Museum in Charlotte County, Florida

The Blanchard House Museum is an African-American history museum in a historic former home in Punta Gorda, Charlotte County, Florida. It specializes in African-American history of Charlotte County and Southwest Florida.

== About ==
Exhibits at the museum cover the African American and cultural history of Charlotte County, including political, civic and religious life; founding families; education; and the Civil Rights Movement. Artifacts on display include photos, newspaper clippings, family heirlooms, and books by black writers. The Blanchard House and Museum also serves as a community center, and its offerings include a book club, seminars on African American history and culture, and leadership classes.

The museum director is Martha Bireda.

== History ==
African Americans have played a significant role in Punta Gorda's history. About half of the city's founder were Black; and four Black people signed the papers incorporating the city, out of a group of 34 men. Almost half of the city's 15 original settlers were Black, according to a press release from the Charlotte Harbor and The Gulf Islands Visitors Bureau.

The building was named the Blanchard House and was constructed on Fitzhugh Avenue in 1925 by Joseph Blanchard, a former steamboat pilot. The Blanchard family retained ownership of the home until 1997, when it was purchased by local resident Bernice A. Russell. Russell intended to found a local Black history museum in the structure, but died in 1999. Russell's heirs donated the building to the Bernice A. Russell Community Development Corporation. In 2002, the house was moved from Fitzhugh Avenue to Martin Luther King Jr. Blvd. The location is the site of the long-demolished Gollman's Bar, a jook joint. The bar catered to Blacks and featured blues music, and was one of the few places where local African Americans could socialize publicly.

The Blanchard House Museum opened in 2004, the founder is Bernice Andrew Russell (1923–1999).
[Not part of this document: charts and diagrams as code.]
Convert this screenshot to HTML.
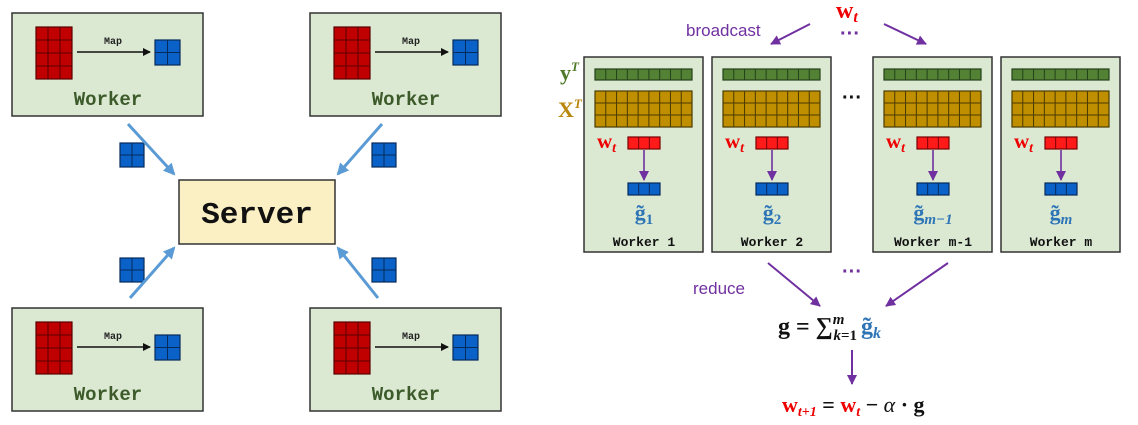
<!DOCTYPE html>
<html><head><meta charset="utf-8"><style>
html,body{margin:0;padding:0;background:#fff}
svg{display:block}
.mono{font-family:"Liberation Mono",monospace;font-weight:bold}
.ser{font-family:"Liberation Serif",serif;font-weight:bold}
.sans{font-family:"Liberation Sans",sans-serif}
</style></head><body>
<svg id="s" width="1138" height="425" viewBox="0 0 1138 425" xmlns="http://www.w3.org/2000/svg">
<defs>
<marker id="ab" markerWidth="8" markerHeight="8" refX="7" refY="4" orient="auto" markerUnits="userSpaceOnUse"><path d="M0,0 L8,4 L0,8 z" fill="#111"/></marker>
<marker id="abl" markerWidth="12" markerHeight="12" refX="10" refY="6" orient="auto" markerUnits="userSpaceOnUse"><path d="M0,0 L12,6 L0,12 z" fill="#5b9bd5"/></marker>
<marker id="ap" markerWidth="10" markerHeight="10" refX="9" refY="5" orient="auto" markerUnits="userSpaceOnUse"><path d="M0,0 L10,5 L0,10 z" fill="#7030a0"/></marker>
</defs>
<g id="g"></g>
<rect x="179" y="180" width="156" height="64" fill="#fbf0c4" stroke="#333" stroke-width="1.5"/>
<text x="257" y="223" text-anchor="middle" class="mono" font-size="31" fill="#111">Server</text>
<line x1="128" y1="124" x2="174" y2="174" stroke="#5b9bd5" stroke-width="3" marker-end="url(#abl)"/>
<line x1="382" y1="124" x2="338" y2="174" stroke="#5b9bd5" stroke-width="3" marker-end="url(#abl)"/>
<line x1="130" y1="298" x2="174" y2="248" stroke="#5b9bd5" stroke-width="3" marker-end="url(#abl)"/>
<line x1="378" y1="298" x2="338" y2="248" stroke="#5b9bd5" stroke-width="3" marker-end="url(#abl)"/>
<text x="836" y="18" class="ser" font-size="24" fill="#e00">w<tspan font-style="italic" font-size="16" dy="4">t</tspan></text>
<text x="686" y="36" class="sans" font-size="17" fill="#7030a0">broadcast</text>
<text x="850" y="40" text-anchor="middle" class="sans" font-size="20" font-weight="bold" fill="#7030a0">···</text>
<line x1="810" y1="24" x2="771" y2="44" stroke="#7030a0" stroke-width="2" marker-end="url(#ap)"/>
<line x1="884" y1="24" x2="926" y2="44" stroke="#7030a0" stroke-width="2" marker-end="url(#ap)"/>
<text x="560" y="80" class="ser" font-size="22" fill="#4f7a28">y<tspan font-size="13" dy="-9" font-style="italic">T</tspan></text>
<text x="558" y="117" class="ser" font-size="22" fill="#b8860b">X<tspan font-size="13" dy="-9" font-style="italic">T</tspan></text>
<text x="852" y="104" text-anchor="middle" class="sans" font-size="20" font-weight="bold" fill="#111">···</text>
<text x="852" y="278" text-anchor="middle" class="sans" font-size="20" font-weight="bold" fill="#7030a0">···</text>
<text x="693" y="294" class="sans" font-size="17" fill="#7030a0">reduce</text>
<line x1="768" y1="263" x2="820" y2="306" stroke="#7030a0" stroke-width="2" marker-end="url(#ap)"/>
<line x1="948" y1="263" x2="886" y2="306" stroke="#7030a0" stroke-width="2" marker-end="url(#ap)"/>
<text x="778" y="334" class="ser" font-size="24" fill="#111">g = ∑<tspan font-size="15" dy="-10" font-style="italic">m</tspan><tspan font-size="15" dx="-11" dy="16" font-style="italic">k</tspan><tspan font-size="15" dy="0">=1</tspan><tspan fill="#2e75b6" dy="-6" dx="4">g̃</tspan><tspan fill="#2e75b6" font-size="16" dy="4" font-style="italic">k</tspan></text>
<line x1="852" y1="350" x2="852" y2="384" stroke="#7030a0" stroke-width="2" marker-end="url(#ap)"/>
<text x="782" y="412" class="ser" font-size="22" fill="#111"><tspan fill="#e00">w</tspan><tspan fill="#e00" font-size="14" dy="4" font-style="italic">t+1</tspan><tspan dy="-4"> = </tspan><tspan fill="#e00">w</tspan><tspan fill="#e00" font-size="14" dy="4" font-style="italic">t</tspan><tspan dy="-4"> − </tspan><tspan font-style="italic" font-weight="normal">α</tspan> · g</text>
</svg>
<script>
var NS="http://www.w3.org/2000/svg",G=document.getElementById("g");
function el(t,a,txt){var e=document.createElementNS(NS,t);for(var k in a)e.setAttribute(k,a[k]);if(txt)e.textContent=txt;G.appendChild(e);return e;}
function grid(x,y,w,h,c,r,fill,st){el("rect",{x:x,y:y,width:w,height:h,fill:fill,stroke:st,"stroke-width":1.2});
for(var i=1;i<c;i++){var xx=x+w*i/c;el("line",{x1:xx,y1:y,x2:xx,y2:y+h,stroke:st,"stroke-width":1});}
for(var j=1;j<r;j++){var yy=y+h*j/r;el("line",{x1:x,y1:yy,x2:x+w,y2:yy,stroke:st,"stroke-width":1});}}
[[0,0],[298,0],[0,295],[298,295]].forEach(function(o){var dx=o[0],dy=o[1];
el("rect",{x:12+dx,y:13+dy,width:191,height:103,fill:"#dbe9d3",stroke:"#333","stroke-width":1.5});
grid(36+dx,27+dy,36,52,3,4,"#c00000","#5a0000");
el("line",{x1:77+dx,y1:52+dy,x2:150+dx,y2:52+dy,stroke:"#111","stroke-width":1.6,"marker-end":"url(#ab)"});
el("text",{x:113+dx,y:44+dy,"text-anchor":"middle","class":"mono","font-size":10,fill:"#222"},"Map");
grid(155+dx,40+dy,25,25,2,2,"#0a62c8","#062a5a");
el("text",{x:108+dx,y:105+dy,"text-anchor":"middle","class":"mono","font-size":19,fill:"#3d5a2a"},"Worker");});
[[120,143],[372,143],[120,258],[372,258]].forEach(function(p){grid(p[0],p[1],24,24,2,2,"#0a62c8","#062a5a");});
var labs=[["1",""],["2",""],["m−1","i"],["m","i"]],nm=["Worker 1","Worker 2","Worker m-1","Worker m"];
[584,712,873,1001].forEach(function(x,i){
el("rect",{x:x,y:57,width:119,height:195,fill:"#dbe9d3",stroke:"#333","stroke-width":1.5});
grid(x+11,69,97,11,9,1,"#548235","#24401a");
grid(x+11,91,97,36,9,3,"#bf8f00","#4a3a00");
var t=el("text",{x:x+13,y:148,"class":"ser","font-size":21,fill:"#e00"},"w");var s=document.createElementNS(NS,"tspan");s.setAttribute("font-size","14");s.setAttribute("dy","4");s.setAttribute("font-style","italic");s.textContent="t";t.appendChild(s);
grid(x+44,137,32,12,3,1,"#ff1a1a","#700");
el("line",{x1:x+60,y1:150,x2:x+60,y2:180,stroke:"#7030a0","stroke-width":1.6,"marker-end":"url(#ap)"});
grid(x+44,183,32,12,3,1,"#0a62c8","#062a5a");
var g=el("text",{x:x+60,y:220,"text-anchor":"middle","class":"ser","font-size":22,fill:"#2e75b6"},"g̃");var s2=document.createElementNS(NS,"tspan");s2.setAttribute("font-size","15");s2.setAttribute("dy","4");if(labs[i][1])s2.setAttribute("font-style","italic");s2.textContent=labs[i][0];g.appendChild(s2);
el("text",{x:x+60,y:246,"text-anchor":"middle","class":"mono","font-size":13,fill:"#111"},nm[i]);});
</script>
</body></html>
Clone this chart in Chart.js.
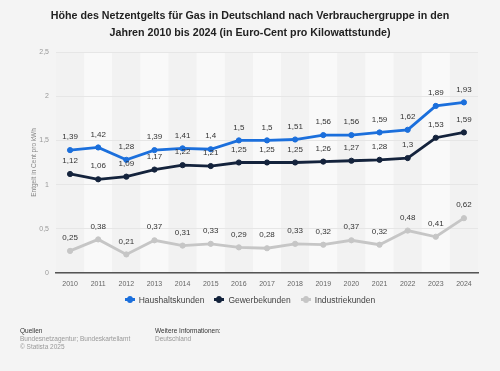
<!DOCTYPE html>
<html lang="de">
<head>
  <meta charset="UTF-8">
  <title>Netzentgelt Gas</title>
  <script src="https://cdn.jsdelivr.net/npm/chart.js"></script>
  <style>
    body {
      margin: 0;
      background-color: #f4f4f4;
      font-family: "Liberation Sans", Arial, sans-serif;
    }
    #wrap {
      position: relative;
      width: 500px;
      height: 371px;
    }
    #gasChart {
      position: absolute;
      left: 0;
      top: 0;
    }
    h2 {
      position: absolute;
      left: 0;
      top: 7px;
      width: 500px;
      margin: 0;
      text-align: center;
      font-size: 10.7px;
      line-height: 17px;
      font-weight: bold;
      color: #222;
    }
    #legend {
      position: absolute;
      top: 295px;
      left: 0;
      width: 500px;
      text-align: center;
      font-size: 8.5px;
      color: #444;
    }
    #legend span.item {
      margin: 0 5px;
    }
    #legend i {
      display: inline-block;
      position: relative;
      width: 10px;
      height: 3px;
      margin-right: 4px;
      vertical-align: middle;
      top: -1px;
    }
    #legend i:after {
      content: "";
      position: absolute;
      left: 2px;
      top: -2px;
      width: 6px;
      height: 7px;
      border-radius: 50%;
      background: inherit;
    }
    .foot {
      position: absolute;
      top: 327px;
      font-size: 6.5px;
      line-height: 8px;
      color: #999;
    }
    .foot b {
      font-weight: normal;
      color: #333;
    }
  </style>
</head>
<body>
<div id="wrap">
  <canvas id="gasChart" width="500" height="371"></canvas>
  <h2>Höhe des Netzentgelts für Gas in Deutschland nach Verbrauchergruppe in den<br>Jahren 2010 bis 2024 (in Euro-Cent pro Kilowattstunde)</h2>
  <div id="legend"></div>
  <div class="foot" style="left:20px"><b>Quellen</b><br>Bundesnetzagentur; Bundeskartellamt<br>© Statista 2025</div>
  <div class="foot" style="left:155px"><b>Weitere Informationen:</b><br>Deutschland</div>
</div>

<script>
  const years = ['2010', '2011', '2012', '2013', '2014', '2015', '2016', '2017',
                 '2018', '2019', '2020', '2021', '2022', '2023', '2024'];
  const haushalt = [1.39, 1.42, 1.28, 1.39, 1.41, 1.4, 1.5, 1.5, 1.51, 1.56, 1.56, 1.59, 1.62, 1.89, 1.93];
  const gewerbe = [1.12, 1.06, 1.09, 1.17, 1.22, 1.21, 1.25, 1.25, 1.25, 1.26, 1.27, 1.28, 1.3, 1.53, 1.59];
  const industrie = [0.25, 0.38, 0.21, 0.37, 0.31, 0.33, 0.29, 0.28, 0.33, 0.32, 0.37, 0.32, 0.48, 0.41, 0.62];
  const seriesNames = ['Haushaltskunden', 'Gewerbekunden', 'Industriekunden'];
  const seriesColors = ['#1b6fdc', '#14233c', '#c6c6c6'];

  function fmt(v) {
    return String(v).replace('.', ',');
  }

  // alternating column stripes behind the plot
  const stripes = {
    id: 'stripes',
    beforeDraw(chart) {
      const ctx = chart.ctx;
      const x = chart.scales.x;
      const area = chart.chartArea;
      const w = (area.right - area.left) / years.length;
      ctx.save();
      years.forEach((y, i) => {
        const cx = x.getPixelForValue(i);
        ctx.fillStyle = i % 2 ? '#f9f9f9' : '#f2f2f2';
        ctx.fillRect(cx - w / 2, area.top, w, area.bottom - area.top);
      });
      ctx.restore();
    }
  };

  // value labels above each point
  const valueLabels = {
    id: 'valueLabels',
    afterDatasetsDraw(chart) {
      const ctx = chart.ctx;
      ctx.save();
      ctx.font = '8px "Liberation Sans", Arial, sans-serif';
      ctx.fillStyle = '#333';
      ctx.textAlign = 'center';
      ctx.textBaseline = 'middle';
      chart.data.datasets.forEach((ds, di) => {
        chart.getDatasetMeta(di).data.forEach((pt, i) => {
          ctx.fillText(fmt(ds.data[i]), pt.x, pt.y - 13);
        });
      });
      ctx.restore();
    }
  };

  const datasets = [haushalt, gewerbe, industrie].map((d, i) => ({
    label: seriesNames[i],
    data: d,
    borderColor: seriesColors[i],
    backgroundColor: seriesColors[i],
    borderWidth: 2.8,
    pointRadius: 2.6,
    pointBorderWidth: 1,
    pointHoverRadius: 2.6,
    tension: 0
  }));

  document.getElementById('legend').innerHTML = seriesNames.map((n, i) =>
    '<span class="item"><i style="background:' + seriesColors[i] + '"></i>' + n + '</span>'
  ).join('');

  new Chart(document.getElementById('gasChart'), {
    type: 'line',
    data: { labels: years, datasets: datasets },
    plugins: [stripes, valueLabels],
    options: {
      responsive: false,
      animation: false,
      layout: { padding: { left: 26, right: 22, top: 52, bottom: 78 } },
      plugins: {
        legend: { display: false },
        title: { display: false },
        tooltip: { enabled: false }
      },
      scales: {
        x: {
          offset: true,
          afterFit: s => { s.height = 20; },
          grid: { display: false, drawTicks: false },
          border: { display: true, color: '#555', width: 1.5 },
          ticks: {
            color: '#666',
            padding: 7,
            maxRotation: 0,
            font: { size: 7, family: '"Liberation Sans", Arial, sans-serif' }
          }
        },
        y: {
          min: 0,
          max: 2.5,
          afterFit: s => { s.width = 30; },
          grid: { color: '#e6e6e6', drawTicks: false },
          border: { display: false },
          ticks: {
            stepSize: 0.5,
            color: '#999',
            padding: 7,
            font: { size: 7, family: '"Liberation Sans", Arial, sans-serif' },
            callback: v => fmt(v)
          },
          title: {
            display: true,
            text: 'Entgelt in Cent pro kWh',
            color: '#888',
            padding: { top: 4, bottom: 0 },
            font: { size: 6.5, family: '"Liberation Sans", Arial, sans-serif' }
          }
        }
      }
    }
  });
</script>
</body>
</html>
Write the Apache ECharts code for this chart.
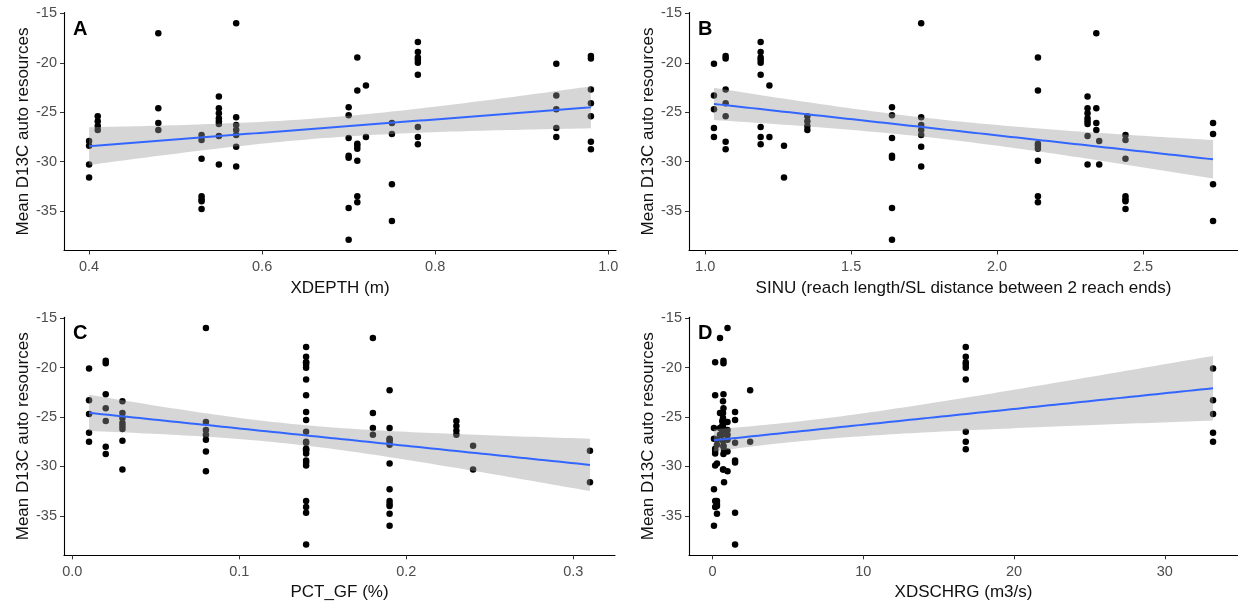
<!DOCTYPE html>
<html>
<head>
<meta charset="utf-8">
<script src="https://cdn.jsdelivr.net/npm/echarts@6/dist/echarts.min.js"></script>
<style>
html,body{margin:0;padding:0;background:#fff;}
#chart{width:1238px;height:608px;}
</style>
</head>
<body>
<div id="chart"></div>
<script>
// ---- Data ----
// Mean D13C auto resources, grouped by site
const siteD13C = [
  [-28.4, -31.6],
  [-27.9, -30.3],
  [-25.4, -25.9, -26.4, -26.8],
  [-17.0, -24.6, -26.1, -26.8],
  [-27.3, -27.8, -29.7, -33.5, -33.8, -34.0, -34.8],
  [-23.4, -24.6, -25.1, -25.6, -25.9, -26.2, -27.4, -30.3],
  [-16.0, -25.5, -26.3, -26.8, -27.3, -28.5, -30.5],
  [-24.5, -25.3, -27.6, -29.4, -29.6, -34.7, -37.9],
  [-19.45, -22.8, -28.2, -28.4, -28.7, -29.9, -33.5, -34.1],
  [-22.3, -27.5],
  [-26.1, -27.2, -32.3, -36.0],
  [-17.9, -18.9, -19.45, -19.7, -20.0, -21.2, -26.5, -27.5, -28.25],
  [-20.1, -23.3, -24.7, -26.6, -27.5],
  [-19.3, -19.55, -22.7, -24.1, -25.4, -28.0, -28.75]
];
// Site-level predictors
const siteXDEPTH  = [0.40, 0.40, 0.41, 0.48, 0.53, 0.55, 0.57, 0.70, 0.71, 0.72, 0.75, 0.78, 0.94, 0.98];
const siteSINU    = [1.27, 2.35, 1.35, 2.34, 2.44, 2.31, 1.74, 1.64, 2.14, 1.22, 2.74, 1.19, 1.03, 1.07];
const sitePCTGF   = [0.31, 0.24, 0.23, 0.18, 0.19, 0.03, 0.08, 0.14, 0.14, 0.19, 0.19, 0.14, 0.01, 0.02];
const siteXDSCHRG = [0.77, 0.73, 0.65, 0.50, 0.30, 0.70, 1.00, 1.50, 0.18, 2.50, 0.10, 16.8, 33.2, 0.73];

// Tick labels
const yTicks = [-35, -30, -25, -20, -15];
const xTicksA = [0.4, 0.6, 0.8, 1.0];
const xTicksB = [1.0, 1.5, 2.0, 2.5];
const xTicksC = [0.0, 0.1, 0.2, 0.3];
const xTicksD = [0, 10, 20, 30];

const panelLetters = ['A', 'B', 'C', 'D'];
const xTitles = ['XDEPTH (m)', 'SINU (reach length/SL distance between 2 reach ends)', 'PCT_GF (%)', 'XDSCHRG (m3/s)'];
const yTitle = 'Mean D13C auto resources';

// ---- Build point tables ----
function expand(siteX) {
  const pts = [];
  siteD13C.forEach((ys, i) => ys.forEach(y => pts.push([siteX[i], y])));
  return pts;
}
const panels = [
  { pts: expand(siteXDEPTH), ticks: xTicksA, fmt: v => v.toFixed(1) },
  { pts: expand(siteSINU), ticks: xTicksB, fmt: v => v.toFixed(1) },
  { pts: expand(sitePCTGF), ticks: xTicksC, fmt: v => v.toFixed(1) },
  { pts: expand(siteXDSCHRG), ticks: xTicksD, fmt: v => String(v) }
];

// linear model fit with 95% confidence band (as geom_smooth(method = "lm"))
function lmBand(pts) {
  const n = pts.length;
  let mx = 0, my = 0;
  pts.forEach(p => { mx += p[0]; my += p[1]; });
  mx /= n; my /= n;
  let sxx = 0, sxy = 0;
  pts.forEach(p => { sxx += (p[0] - mx) ** 2; sxy += (p[0] - mx) * (p[1] - my); });
  const b = sxy / sxx, a = my - b * mx;
  let sse = 0;
  pts.forEach(p => { sse += (p[1] - a - b * p[0]) ** 2; });
  const s = Math.sqrt(sse / (n - 2));
  const t = 1.993;
  const xs = pts.map(p => p[0]);
  const lo = Math.min(...xs), hi = Math.max(...xs);
  const out = [];
  const N = 80;
  for (let i = 0; i < N; i++) {
    const x = lo + (hi - lo) * i / (N - 1);
    const yh = a + b * x;
    const se = s * Math.sqrt(1 / n + (x - mx) ** 2 / sxx);
    out.push([x, yh - t * se, yh + t * se, yh]);
  }
  return out;
}

const allY = siteD13C.flat();
const yMinD = Math.min(...allY), yMaxD = Math.max(...allY);
const yPad = (yMaxD - yMinD) * 0.05;

const grids = [
  { left: 64, top: 12.5, width: 552, height: 238 },
  { left: 689, top: 12.5, width: 549, height: 238 },
  { left: 64, top: 317.3, width: 551, height: 238 },
  { left: 689, top: 317.3, width: 550, height: 238 }
];

const FONT = '"Liberation Sans", Arial, sans-serif';
const xAxes = [], yAxes = [], series = [], titles = [];

panels.forEach((p, i) => {
  const xs = p.pts.map(q => q[0]);
  const xmin = Math.min(...xs), xmax = Math.max(...xs);
  const xPad = (xmax - xmin) * 0.05;
  xAxes.push({
    type: 'value', gridIndex: i, min: xmin - xPad, max: xmax + xPad,
    name: xTitles[i], nameLocation: 'middle', nameGap: 29,
    nameTextStyle: { fontFamily: FONT, fontSize: 17, color: '#111' },
    axisLine: { show: true, onZero: false, lineStyle: { color: '#000', width: 1.1 } },
    axisTick: { show: true, customValues: p.ticks, length: 4, lineStyle: { color: '#333' } },
    axisLabel: { customValues: p.ticks, formatter: p.fmt, margin: 9, fontFamily: FONT, fontSize: 14.5, color: '#4D4D4D' },
    splitLine: { show: false }
  });
  yAxes.push({
    type: 'value', gridIndex: i, min: yMinD - yPad, max: yMaxD + yPad,
    name: yTitle, nameLocation: 'middle', nameGap: 32,
    nameTextStyle: { fontFamily: FONT, fontSize: 17, color: '#111' },
    axisLine: { show: true, onZero: false, lineStyle: { color: '#000', width: 1.1 } },
    axisTick: { show: true, customValues: yTicks, length: 4, lineStyle: { color: '#333' } },
    axisLabel: { customValues: yTicks, formatter: v => String(v), margin: 7, fontFamily: FONT, fontSize: 14.5, color: '#4D4D4D' },
    splitLine: { show: false }
  });
  series.push({
    type: 'scatter', xAxisIndex: i, yAxisIndex: i, data: p.pts,
    symbol: 'circle', symbolSize: 6.5, itemStyle: { color: '#000', opacity: 1 }, z: 2, silent: true
  });
  const band = lmBand(p.pts);
  series.push({
    type: 'custom', xAxisIndex: i, yAxisIndex: i, data: band, z: 3, silent: true,
    encode: { x: 0, y: 3 },
    renderItem: function (params, api) {
      if (params.dataIndex !== 0) return null;
      const poly = [];
      for (let k = 0; k < band.length; k++) poly.push(api.coord([band[k][0], band[k][2]]));
      for (let k = band.length - 1; k >= 0; k--) poly.push(api.coord([band[k][0], band[k][1]]));
      return { type: 'polygon', shape: { points: poly }, style: { fill: 'rgba(153,153,153,0.4)' } };
    }
  });
  series.push({
    type: 'line', xAxisIndex: i, yAxisIndex: i, data: band.map(b => [b[0], b[3]]),
    showSymbol: false, lineStyle: { color: '#3366FF', width: 2 }, z: 4, silent: true
  });
  titles.push({
    text: panelLetters[i], left: grids[i].left + 4, top: grids[i].top + 1.5,
    textStyle: { fontFamily: FONT, fontSize: 20, fontWeight: 'bold', color: '#000' }
  });
});

const chart = echarts.init(document.getElementById('chart'), null, { renderer: 'canvas' });
chart.setOption({
  animation: false,
  backgroundColor: '#fff',
  title: titles,
  grid: grids,
  xAxis: xAxes,
  yAxis: yAxes,
  series: series
});
</script>
</body>
</html>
Russell had established a traveling exhibition on African American history in the 1980s and was displayed at Punta Gorda Railroad Depot's Segregated Waiting Room, followed by a 1997 purchase of the Blanchard House with the intention of opening a museum.

The building was badly damaged by Hurricane Charley shortly after its openly, and did not reopen until February 2006. It was again closed due to damaged by Hurricane Ian in 2022.

In 2024, it was included on the Florida Trust for Historic Preservation 11 to Save list.